• [Instructions for the task]: Search the material for the word "this" and report each line where it turns up.

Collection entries
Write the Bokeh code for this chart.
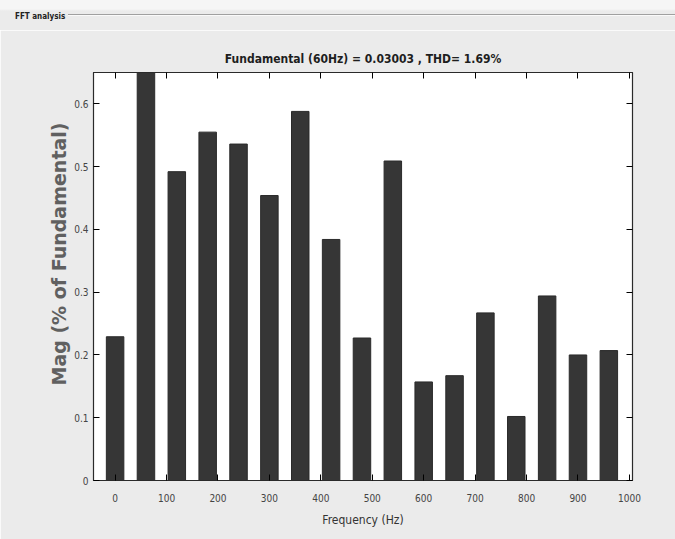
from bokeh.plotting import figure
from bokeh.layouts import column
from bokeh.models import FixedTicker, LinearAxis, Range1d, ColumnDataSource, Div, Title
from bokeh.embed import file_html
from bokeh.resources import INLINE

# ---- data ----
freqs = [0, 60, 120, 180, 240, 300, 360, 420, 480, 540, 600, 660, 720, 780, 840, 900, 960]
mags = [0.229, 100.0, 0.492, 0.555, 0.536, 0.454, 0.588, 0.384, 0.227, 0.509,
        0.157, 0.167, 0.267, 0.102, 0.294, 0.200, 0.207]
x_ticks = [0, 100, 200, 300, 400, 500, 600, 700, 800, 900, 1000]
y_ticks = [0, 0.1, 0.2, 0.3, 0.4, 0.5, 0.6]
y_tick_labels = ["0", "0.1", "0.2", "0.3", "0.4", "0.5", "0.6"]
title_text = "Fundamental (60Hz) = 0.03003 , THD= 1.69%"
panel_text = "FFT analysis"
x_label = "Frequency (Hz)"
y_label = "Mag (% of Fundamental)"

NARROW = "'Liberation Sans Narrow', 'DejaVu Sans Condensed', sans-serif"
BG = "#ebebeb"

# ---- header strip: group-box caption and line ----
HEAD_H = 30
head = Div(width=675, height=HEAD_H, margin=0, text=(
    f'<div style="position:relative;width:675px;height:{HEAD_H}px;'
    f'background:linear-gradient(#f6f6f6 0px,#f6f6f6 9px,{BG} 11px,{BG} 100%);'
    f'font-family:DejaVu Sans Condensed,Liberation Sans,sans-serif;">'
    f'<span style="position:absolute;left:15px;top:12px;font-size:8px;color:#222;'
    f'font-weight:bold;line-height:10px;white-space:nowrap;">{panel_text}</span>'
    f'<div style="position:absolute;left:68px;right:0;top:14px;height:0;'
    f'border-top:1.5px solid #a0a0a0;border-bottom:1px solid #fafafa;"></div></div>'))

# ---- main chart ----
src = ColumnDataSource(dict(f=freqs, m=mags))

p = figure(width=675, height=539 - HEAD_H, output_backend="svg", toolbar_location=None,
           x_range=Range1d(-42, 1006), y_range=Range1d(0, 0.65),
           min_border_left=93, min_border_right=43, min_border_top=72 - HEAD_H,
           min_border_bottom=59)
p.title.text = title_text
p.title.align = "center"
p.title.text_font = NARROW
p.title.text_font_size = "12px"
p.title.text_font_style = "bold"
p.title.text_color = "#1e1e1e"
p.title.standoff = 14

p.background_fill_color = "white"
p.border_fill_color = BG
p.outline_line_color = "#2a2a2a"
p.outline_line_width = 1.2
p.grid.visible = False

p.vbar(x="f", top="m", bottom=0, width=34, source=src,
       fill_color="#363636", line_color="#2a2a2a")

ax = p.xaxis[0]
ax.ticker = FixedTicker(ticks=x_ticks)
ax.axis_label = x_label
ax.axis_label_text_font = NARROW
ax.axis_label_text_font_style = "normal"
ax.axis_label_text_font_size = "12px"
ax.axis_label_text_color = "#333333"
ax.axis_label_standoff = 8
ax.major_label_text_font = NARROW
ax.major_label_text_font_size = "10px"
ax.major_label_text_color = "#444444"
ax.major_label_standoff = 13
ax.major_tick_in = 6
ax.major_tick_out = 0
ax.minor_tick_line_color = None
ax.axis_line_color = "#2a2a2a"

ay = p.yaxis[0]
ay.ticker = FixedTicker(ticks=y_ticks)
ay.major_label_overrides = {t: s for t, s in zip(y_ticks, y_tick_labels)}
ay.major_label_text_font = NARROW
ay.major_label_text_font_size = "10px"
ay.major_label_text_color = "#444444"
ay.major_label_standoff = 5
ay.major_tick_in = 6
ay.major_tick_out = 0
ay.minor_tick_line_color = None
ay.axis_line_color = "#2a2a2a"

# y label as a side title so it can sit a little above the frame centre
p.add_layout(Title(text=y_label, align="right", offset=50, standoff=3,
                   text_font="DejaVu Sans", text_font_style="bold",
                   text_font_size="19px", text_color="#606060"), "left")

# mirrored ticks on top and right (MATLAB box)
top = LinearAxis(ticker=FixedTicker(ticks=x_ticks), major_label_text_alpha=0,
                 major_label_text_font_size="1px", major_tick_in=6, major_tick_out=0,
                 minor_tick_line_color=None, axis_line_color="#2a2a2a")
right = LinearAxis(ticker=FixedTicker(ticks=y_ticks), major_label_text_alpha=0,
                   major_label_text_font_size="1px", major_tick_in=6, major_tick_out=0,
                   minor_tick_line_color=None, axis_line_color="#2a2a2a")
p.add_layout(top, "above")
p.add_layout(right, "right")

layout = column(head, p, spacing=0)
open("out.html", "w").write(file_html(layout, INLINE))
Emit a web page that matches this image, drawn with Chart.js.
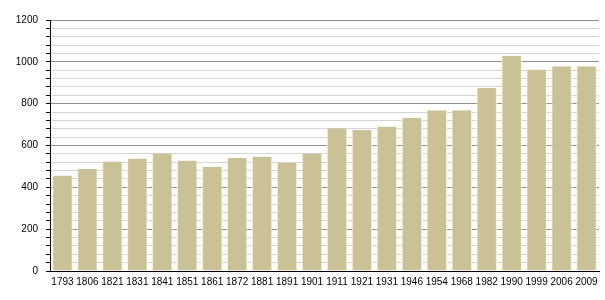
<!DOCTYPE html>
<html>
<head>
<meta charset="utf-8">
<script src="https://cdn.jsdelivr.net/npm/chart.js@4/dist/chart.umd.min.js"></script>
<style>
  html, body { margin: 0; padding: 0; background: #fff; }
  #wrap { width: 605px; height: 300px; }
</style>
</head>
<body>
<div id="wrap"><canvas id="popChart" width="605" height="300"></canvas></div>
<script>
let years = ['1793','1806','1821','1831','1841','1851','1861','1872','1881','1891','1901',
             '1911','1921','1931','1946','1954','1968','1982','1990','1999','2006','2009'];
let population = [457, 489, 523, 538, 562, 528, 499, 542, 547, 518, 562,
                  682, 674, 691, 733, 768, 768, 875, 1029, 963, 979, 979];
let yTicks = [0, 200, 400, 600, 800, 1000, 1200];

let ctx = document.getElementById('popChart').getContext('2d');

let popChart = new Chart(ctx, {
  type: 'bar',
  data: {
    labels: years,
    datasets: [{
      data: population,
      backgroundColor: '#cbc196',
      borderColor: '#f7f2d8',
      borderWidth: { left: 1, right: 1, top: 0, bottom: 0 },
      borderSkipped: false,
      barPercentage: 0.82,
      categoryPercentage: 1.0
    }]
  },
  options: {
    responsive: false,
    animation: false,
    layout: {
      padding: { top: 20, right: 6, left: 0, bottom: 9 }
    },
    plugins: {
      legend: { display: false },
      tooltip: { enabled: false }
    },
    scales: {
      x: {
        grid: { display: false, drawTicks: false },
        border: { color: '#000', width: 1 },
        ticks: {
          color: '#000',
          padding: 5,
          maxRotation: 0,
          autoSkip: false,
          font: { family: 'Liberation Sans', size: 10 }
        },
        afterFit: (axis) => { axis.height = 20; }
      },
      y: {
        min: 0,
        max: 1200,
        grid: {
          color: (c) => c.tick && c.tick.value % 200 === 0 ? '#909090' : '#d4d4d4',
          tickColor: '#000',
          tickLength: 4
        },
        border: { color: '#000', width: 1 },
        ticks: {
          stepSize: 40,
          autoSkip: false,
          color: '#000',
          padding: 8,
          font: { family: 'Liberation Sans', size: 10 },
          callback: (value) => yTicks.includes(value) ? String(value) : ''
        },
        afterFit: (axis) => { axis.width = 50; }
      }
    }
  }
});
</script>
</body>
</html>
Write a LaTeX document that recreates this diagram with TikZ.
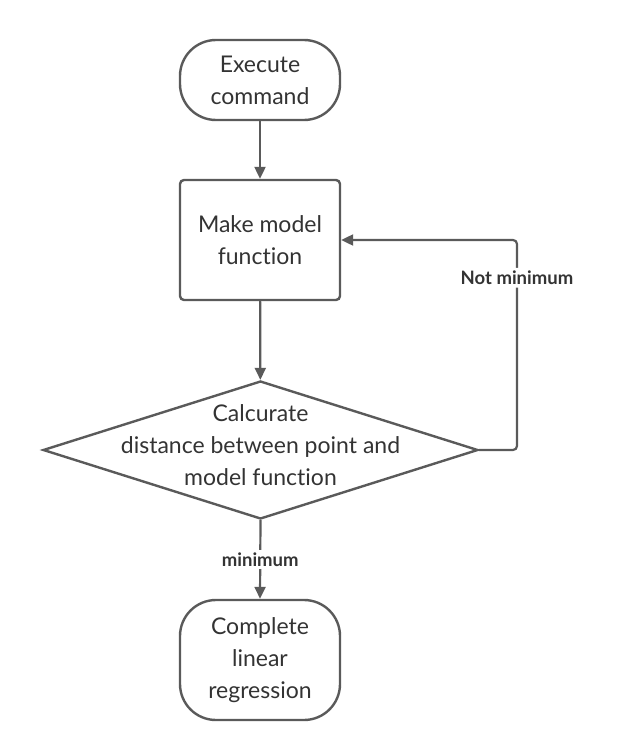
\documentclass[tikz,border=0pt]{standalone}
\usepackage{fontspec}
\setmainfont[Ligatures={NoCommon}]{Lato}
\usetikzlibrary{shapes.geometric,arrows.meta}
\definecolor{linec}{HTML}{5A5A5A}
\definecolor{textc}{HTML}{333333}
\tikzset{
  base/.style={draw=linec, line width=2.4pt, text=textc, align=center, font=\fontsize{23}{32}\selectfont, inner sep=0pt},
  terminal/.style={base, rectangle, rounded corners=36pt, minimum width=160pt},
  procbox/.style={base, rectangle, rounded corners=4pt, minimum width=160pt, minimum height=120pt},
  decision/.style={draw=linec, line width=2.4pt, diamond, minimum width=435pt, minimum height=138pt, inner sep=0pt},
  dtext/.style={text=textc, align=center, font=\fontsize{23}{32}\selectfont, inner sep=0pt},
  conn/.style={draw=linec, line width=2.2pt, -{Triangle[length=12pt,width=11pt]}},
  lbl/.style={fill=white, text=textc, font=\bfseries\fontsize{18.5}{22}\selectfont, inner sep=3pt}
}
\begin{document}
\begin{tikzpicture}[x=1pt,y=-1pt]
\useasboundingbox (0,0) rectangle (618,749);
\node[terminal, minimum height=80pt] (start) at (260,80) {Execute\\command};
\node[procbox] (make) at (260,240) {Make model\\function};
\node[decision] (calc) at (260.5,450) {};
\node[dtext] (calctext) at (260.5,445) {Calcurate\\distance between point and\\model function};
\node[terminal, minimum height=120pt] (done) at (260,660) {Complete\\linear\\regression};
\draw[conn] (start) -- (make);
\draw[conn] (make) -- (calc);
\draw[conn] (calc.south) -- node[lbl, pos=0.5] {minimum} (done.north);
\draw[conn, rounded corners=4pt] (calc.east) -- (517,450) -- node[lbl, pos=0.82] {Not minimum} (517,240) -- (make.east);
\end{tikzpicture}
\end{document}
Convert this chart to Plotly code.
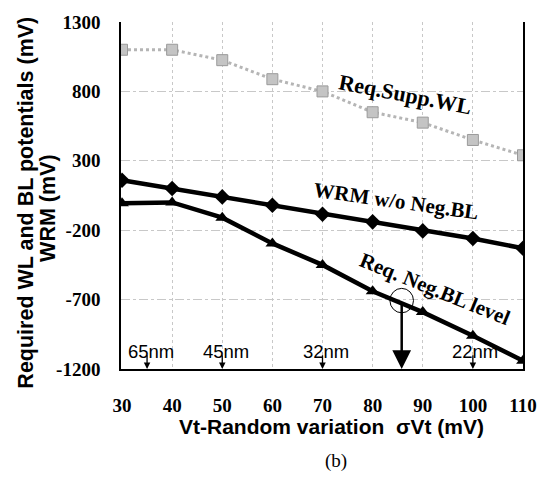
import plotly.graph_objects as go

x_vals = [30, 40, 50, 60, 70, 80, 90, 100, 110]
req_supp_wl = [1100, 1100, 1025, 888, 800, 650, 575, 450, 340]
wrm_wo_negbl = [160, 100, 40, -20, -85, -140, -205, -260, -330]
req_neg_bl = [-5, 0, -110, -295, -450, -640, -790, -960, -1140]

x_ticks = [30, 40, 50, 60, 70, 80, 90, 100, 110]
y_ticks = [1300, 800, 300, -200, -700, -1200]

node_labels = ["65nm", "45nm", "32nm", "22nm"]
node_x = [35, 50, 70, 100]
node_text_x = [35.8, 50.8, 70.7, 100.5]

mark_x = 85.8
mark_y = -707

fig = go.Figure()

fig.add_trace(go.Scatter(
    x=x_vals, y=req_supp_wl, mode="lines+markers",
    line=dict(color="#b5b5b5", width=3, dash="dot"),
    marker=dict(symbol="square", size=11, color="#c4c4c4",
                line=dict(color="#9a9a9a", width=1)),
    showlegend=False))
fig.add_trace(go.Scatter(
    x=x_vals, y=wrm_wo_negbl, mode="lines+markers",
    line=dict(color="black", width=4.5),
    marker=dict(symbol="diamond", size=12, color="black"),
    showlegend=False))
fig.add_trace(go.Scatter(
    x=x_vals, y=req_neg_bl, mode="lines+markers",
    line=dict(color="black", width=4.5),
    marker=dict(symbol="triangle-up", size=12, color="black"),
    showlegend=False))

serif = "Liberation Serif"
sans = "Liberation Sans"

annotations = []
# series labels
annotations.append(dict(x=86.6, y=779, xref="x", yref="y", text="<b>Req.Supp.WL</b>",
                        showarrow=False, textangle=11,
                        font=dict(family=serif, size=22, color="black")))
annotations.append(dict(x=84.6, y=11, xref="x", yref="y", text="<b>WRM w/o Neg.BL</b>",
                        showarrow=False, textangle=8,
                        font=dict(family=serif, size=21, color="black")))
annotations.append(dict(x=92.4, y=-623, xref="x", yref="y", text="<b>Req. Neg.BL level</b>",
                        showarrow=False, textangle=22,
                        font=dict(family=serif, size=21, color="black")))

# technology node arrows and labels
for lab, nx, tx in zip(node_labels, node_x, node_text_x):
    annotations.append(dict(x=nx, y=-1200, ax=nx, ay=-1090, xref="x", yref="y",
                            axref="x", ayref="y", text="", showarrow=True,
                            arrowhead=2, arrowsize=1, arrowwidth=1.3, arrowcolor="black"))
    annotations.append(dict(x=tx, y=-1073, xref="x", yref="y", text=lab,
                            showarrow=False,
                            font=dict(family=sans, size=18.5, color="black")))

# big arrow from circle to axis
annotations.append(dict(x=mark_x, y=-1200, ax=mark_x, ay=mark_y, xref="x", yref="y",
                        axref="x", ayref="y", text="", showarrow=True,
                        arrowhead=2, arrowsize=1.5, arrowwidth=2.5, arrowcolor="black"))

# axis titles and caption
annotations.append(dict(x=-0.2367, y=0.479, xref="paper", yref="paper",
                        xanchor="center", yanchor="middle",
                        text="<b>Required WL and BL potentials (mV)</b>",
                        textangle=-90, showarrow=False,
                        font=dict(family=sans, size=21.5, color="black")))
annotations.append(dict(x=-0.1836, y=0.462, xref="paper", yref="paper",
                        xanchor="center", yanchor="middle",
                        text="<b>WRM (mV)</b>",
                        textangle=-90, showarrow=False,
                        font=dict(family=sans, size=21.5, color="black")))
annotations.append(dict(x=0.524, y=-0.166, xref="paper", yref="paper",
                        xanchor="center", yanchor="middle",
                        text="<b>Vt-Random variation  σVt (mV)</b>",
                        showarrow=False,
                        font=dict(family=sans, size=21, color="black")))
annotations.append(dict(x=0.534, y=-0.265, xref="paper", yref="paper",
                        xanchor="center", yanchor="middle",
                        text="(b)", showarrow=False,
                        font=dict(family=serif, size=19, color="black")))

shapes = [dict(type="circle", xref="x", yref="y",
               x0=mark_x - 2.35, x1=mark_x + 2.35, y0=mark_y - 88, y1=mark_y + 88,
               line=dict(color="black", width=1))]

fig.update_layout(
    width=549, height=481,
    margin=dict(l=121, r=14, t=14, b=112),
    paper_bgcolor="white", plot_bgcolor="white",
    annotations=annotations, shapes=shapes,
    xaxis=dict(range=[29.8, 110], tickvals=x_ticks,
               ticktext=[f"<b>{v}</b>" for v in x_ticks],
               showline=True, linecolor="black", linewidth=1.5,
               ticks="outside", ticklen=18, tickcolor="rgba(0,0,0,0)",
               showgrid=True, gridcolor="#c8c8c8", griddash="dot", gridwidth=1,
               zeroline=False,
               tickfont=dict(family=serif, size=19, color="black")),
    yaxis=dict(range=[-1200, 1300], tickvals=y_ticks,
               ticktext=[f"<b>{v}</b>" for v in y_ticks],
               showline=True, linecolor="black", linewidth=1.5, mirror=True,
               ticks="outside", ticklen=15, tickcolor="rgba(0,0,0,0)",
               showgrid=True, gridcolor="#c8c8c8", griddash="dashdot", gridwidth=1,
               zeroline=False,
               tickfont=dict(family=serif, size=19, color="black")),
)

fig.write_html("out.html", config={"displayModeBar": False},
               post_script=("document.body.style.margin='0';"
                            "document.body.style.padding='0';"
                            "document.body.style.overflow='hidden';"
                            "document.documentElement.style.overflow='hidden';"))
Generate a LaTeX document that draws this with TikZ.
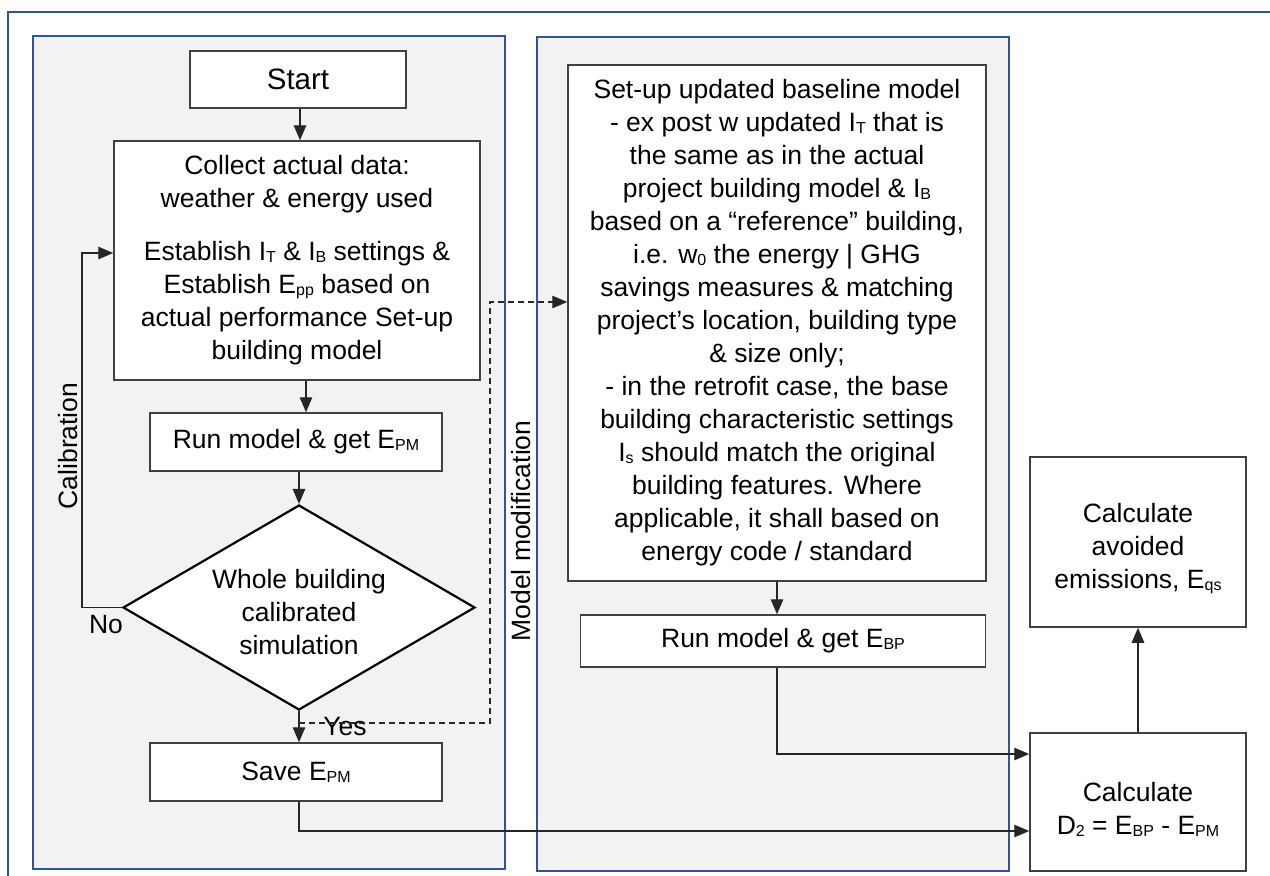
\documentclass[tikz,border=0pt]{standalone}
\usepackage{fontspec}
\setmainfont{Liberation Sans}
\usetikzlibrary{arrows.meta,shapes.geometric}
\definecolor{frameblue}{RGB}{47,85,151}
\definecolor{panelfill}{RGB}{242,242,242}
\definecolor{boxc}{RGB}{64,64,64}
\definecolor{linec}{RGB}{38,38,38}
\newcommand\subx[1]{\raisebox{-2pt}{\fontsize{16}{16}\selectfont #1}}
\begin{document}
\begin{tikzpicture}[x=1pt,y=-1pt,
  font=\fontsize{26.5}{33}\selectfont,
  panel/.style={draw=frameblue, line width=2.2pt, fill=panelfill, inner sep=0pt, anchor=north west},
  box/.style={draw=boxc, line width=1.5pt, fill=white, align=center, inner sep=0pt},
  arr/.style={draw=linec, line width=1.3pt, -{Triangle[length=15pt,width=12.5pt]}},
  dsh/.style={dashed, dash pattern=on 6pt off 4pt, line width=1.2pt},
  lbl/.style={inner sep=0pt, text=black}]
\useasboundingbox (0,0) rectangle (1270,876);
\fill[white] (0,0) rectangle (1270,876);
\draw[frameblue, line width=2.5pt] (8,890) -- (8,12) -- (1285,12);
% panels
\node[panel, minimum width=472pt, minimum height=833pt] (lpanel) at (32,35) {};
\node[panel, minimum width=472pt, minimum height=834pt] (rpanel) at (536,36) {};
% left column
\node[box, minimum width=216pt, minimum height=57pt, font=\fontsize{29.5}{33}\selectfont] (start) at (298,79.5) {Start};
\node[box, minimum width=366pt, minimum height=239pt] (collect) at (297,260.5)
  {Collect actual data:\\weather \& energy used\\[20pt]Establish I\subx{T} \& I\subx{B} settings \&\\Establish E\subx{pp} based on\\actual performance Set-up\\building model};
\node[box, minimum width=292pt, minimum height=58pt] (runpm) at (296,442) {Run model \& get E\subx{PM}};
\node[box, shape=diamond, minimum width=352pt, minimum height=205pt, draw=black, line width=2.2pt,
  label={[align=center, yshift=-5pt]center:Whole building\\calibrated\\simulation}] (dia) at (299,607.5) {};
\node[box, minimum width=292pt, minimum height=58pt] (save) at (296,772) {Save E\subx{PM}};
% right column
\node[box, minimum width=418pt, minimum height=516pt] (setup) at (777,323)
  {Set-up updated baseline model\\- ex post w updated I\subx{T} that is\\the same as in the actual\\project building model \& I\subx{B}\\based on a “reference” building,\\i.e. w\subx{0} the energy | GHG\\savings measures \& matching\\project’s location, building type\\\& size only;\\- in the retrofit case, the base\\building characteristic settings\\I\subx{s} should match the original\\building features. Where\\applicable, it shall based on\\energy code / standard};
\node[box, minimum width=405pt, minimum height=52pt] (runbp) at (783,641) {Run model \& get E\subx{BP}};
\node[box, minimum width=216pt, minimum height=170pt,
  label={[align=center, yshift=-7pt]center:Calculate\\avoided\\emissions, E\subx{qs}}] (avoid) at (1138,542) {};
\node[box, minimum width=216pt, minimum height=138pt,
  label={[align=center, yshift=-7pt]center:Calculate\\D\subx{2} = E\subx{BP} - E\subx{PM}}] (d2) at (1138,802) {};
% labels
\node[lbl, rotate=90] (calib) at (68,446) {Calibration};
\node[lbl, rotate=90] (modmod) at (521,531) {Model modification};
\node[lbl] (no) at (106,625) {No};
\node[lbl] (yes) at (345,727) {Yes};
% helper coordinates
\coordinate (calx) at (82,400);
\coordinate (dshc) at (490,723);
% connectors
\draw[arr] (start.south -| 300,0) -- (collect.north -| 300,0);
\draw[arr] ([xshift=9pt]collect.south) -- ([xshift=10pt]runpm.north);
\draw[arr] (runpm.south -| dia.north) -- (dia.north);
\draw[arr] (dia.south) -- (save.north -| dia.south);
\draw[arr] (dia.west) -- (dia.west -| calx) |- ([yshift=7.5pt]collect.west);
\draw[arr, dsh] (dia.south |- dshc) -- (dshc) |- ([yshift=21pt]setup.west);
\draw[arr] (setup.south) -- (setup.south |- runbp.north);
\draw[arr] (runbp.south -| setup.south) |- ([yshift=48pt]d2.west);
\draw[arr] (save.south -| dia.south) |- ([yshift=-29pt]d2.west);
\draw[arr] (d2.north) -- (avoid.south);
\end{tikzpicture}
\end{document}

• [Result below]:
Write the Bokeh code for this chart.
Emit a web page that matches this image, drawn with Chart.js.
Write a LaTeX document that recreates this diagram with TikZ.
Convert this chart to Plotly code.
Generate a LaTeX document that draws this with TikZ.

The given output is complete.